Python destructor basing on try/finally + yield?

Question

I've been testing a dirty hack inspired by this http://docs.python.org/2/library/contextlib.html . The main idea is to bring try/finally idea onto class level and get reliable and simple class destructor.

class Foo():
  def __init__(self):
    self.__res_mgr__ = self.__acquire_resources__()
    self.__res_mgr__.next()

  def __acquire_resources__(self):
    try:
      # Acquire some resources here
      print "Initialize"
      self.f = 1
      yield
    finally:
      # Release the resources here
      print "Releasing Resources"
      self.f = 0

f = Foo()
print "testing resources"
print f.f

But it always gives me:

Initialize
testing resources
1

and never "Releasing Resources". I'm basing my hope on:

As of Python version 2.5, the yield statement is now allowed in the try clause of a try ... finally construct. If the generator is not resumed before it is finalized (by reaching a zero reference count or by being garbage collected), the generator-iterator’s close() method will be called, allowing any pending finally clauses to execute. Source link

But it seems when the class member is being garbage collected together with the class their ref counts don't decrease, so as a result generators close() and thus finally is never called. As for the second part of the quote

"or by being garbage collected"

I just don't know why it's not true. Any chance to make this utopia work? :)

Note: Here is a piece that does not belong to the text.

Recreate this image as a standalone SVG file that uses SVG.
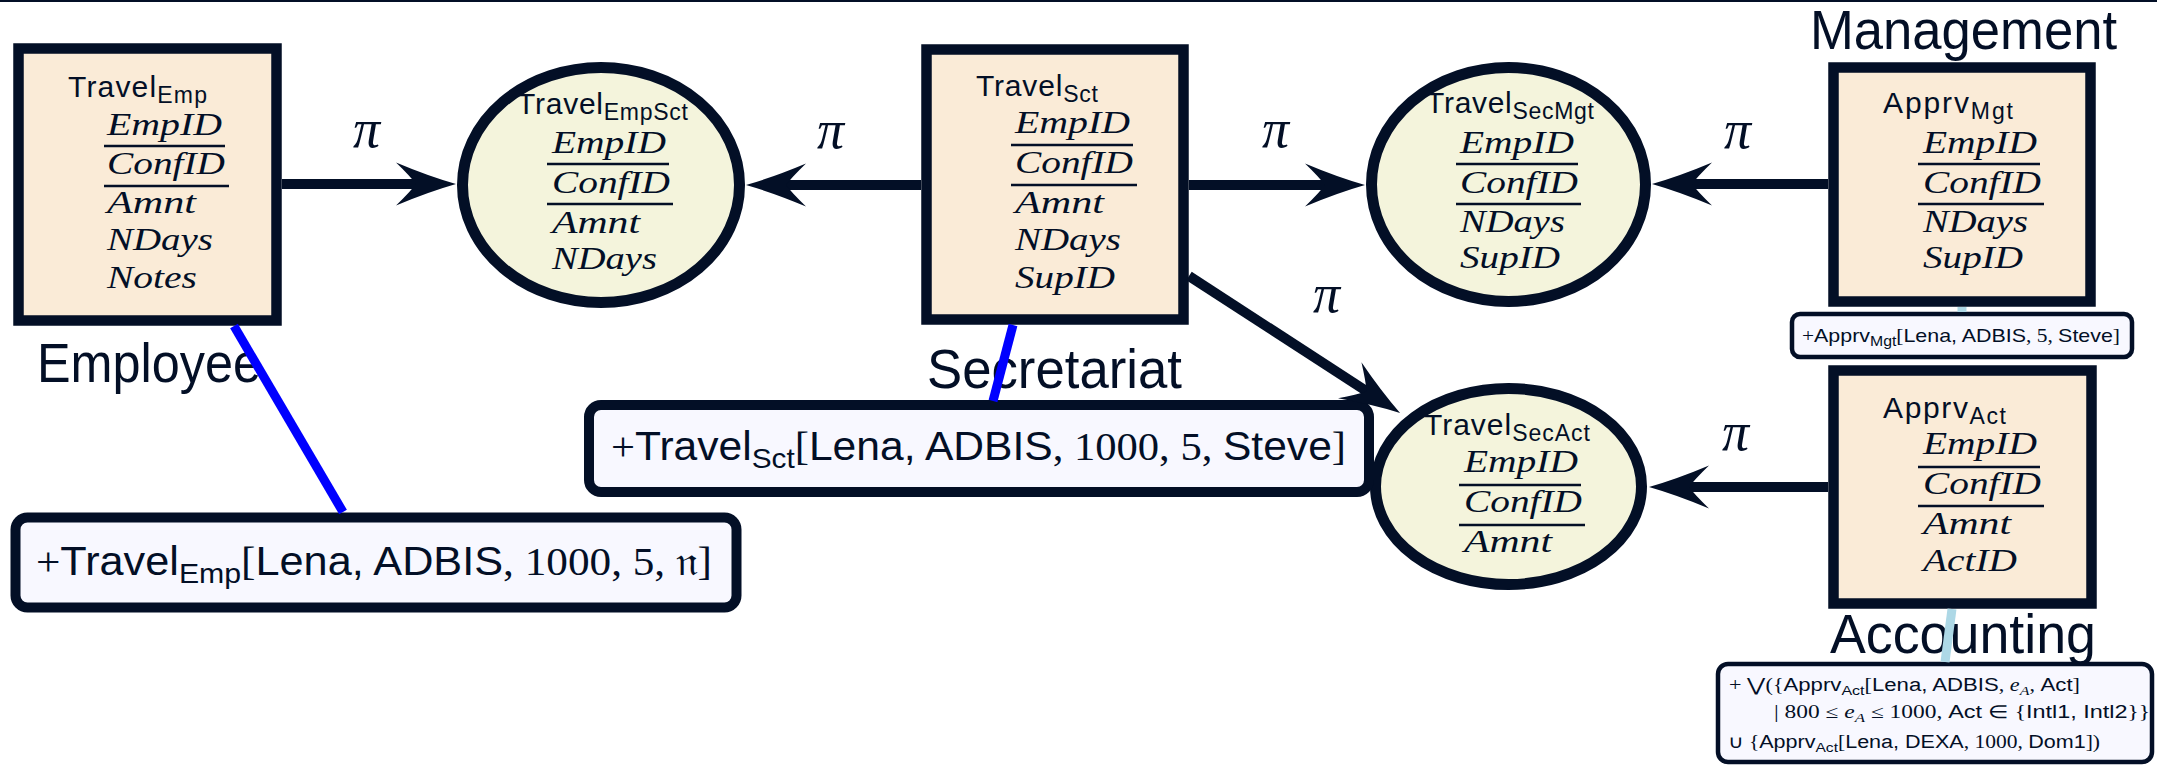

BTW this works on module level:

def f():
  try:
    print "ack"
    yield
  finally:
    print "release"

a = f()
a.next()
print "testing"

Output will be as I expect:

ack
testing
release

NOTE: In my task I'm not able to use WITH manager because I'm releasing the resource inside end_callback of the thread (it will be out of any WITH). So I wanted to get a reliable destructor for cases when callback won't be called for some reason

Answer 1

The problem you are having is caused by a reference cycle and an implicit __del__ defined on your generator (it's so implicit, CPython doesn't actually show __del__ when you introspect, because only the C level tp_del exists, no Python-visible __del__ is created). Basically, when a generator has a yield inside:

• A try block, or equivalently
• A with block

it has an implicit __del__-like implementation. On Python 3.3 and earlier, if a reference cycle contains an object whose class implements __del__ (technically, has tp_del in CPython), unless the cycle is manually broken, the cyclic garbage collector cannot clean it up, and just sticks it in gc.garbage (import gc to gain access), because it doesn't know which objects (if any) must be collected first to clean up "nicely".

Because your class's __acquire_resources__(self) contains a reference to the instance's self, you form a reference cycle:

self -> self.__res_mgr__ (generator object) -> generator frame (referencing locals which includes) -> self

Because of this reference cycle, and the fact that the generator has a try/finally in it (creating tp_del equivalent to __del__), the cycle is uncollectable, and your finally block never gets executed unless you manually advance self.__res_mgr__ (which defeats the whole purpose).

You experiment happens to display this problem automatically because the reference cycle is implicit/automatic, but any accidental reference cycle where an object in the cycle has a class with __del__ will trigger the same problem, so even if you just did:

class Foo():
    def __init__(self):
        # Acquire some resources here
        print "Initialize"
        self.f = 1

    def __del__(self):
        # Release the resources here
        print "Releasing Resources"
        self.f = 0

if the "resources" involved could conceivably lead to a reference cycle with an instance of Foo, you'd have the same problem.

The solution here is one or both of:

1. Make your class a context manager so users provide the information necessary for deterministic finalization (by using with blocks) as well as providing an explicit cleanup method (e.g. close) for when with blocks aren't feasible (part of another object's state that is cleaned up through its own resource management). This is also the only way to provide deterministic cleanup on most non-CPython interpreters where reference counting semantics have never been used (so all finalizers are called non-deterministically, if at all)
2. Move to Python 3.4 or higher, where PEP 442 resolves the issue with uncollectable cyclic garbage (it's technically still possible to produce such cycles on CPython, but only via third party extensions that continue to use tp_del instead of updating to use the tp_finalize slot that allows cyclic garbage to be cleaned properly). It's still non-deterministic cleanup (if a reference cycle exists, you're waiting on the cyclic gc to run, sometime), but it's possible, where pre-3.4, cyclic garbage of this sort could not be cleaned up at all.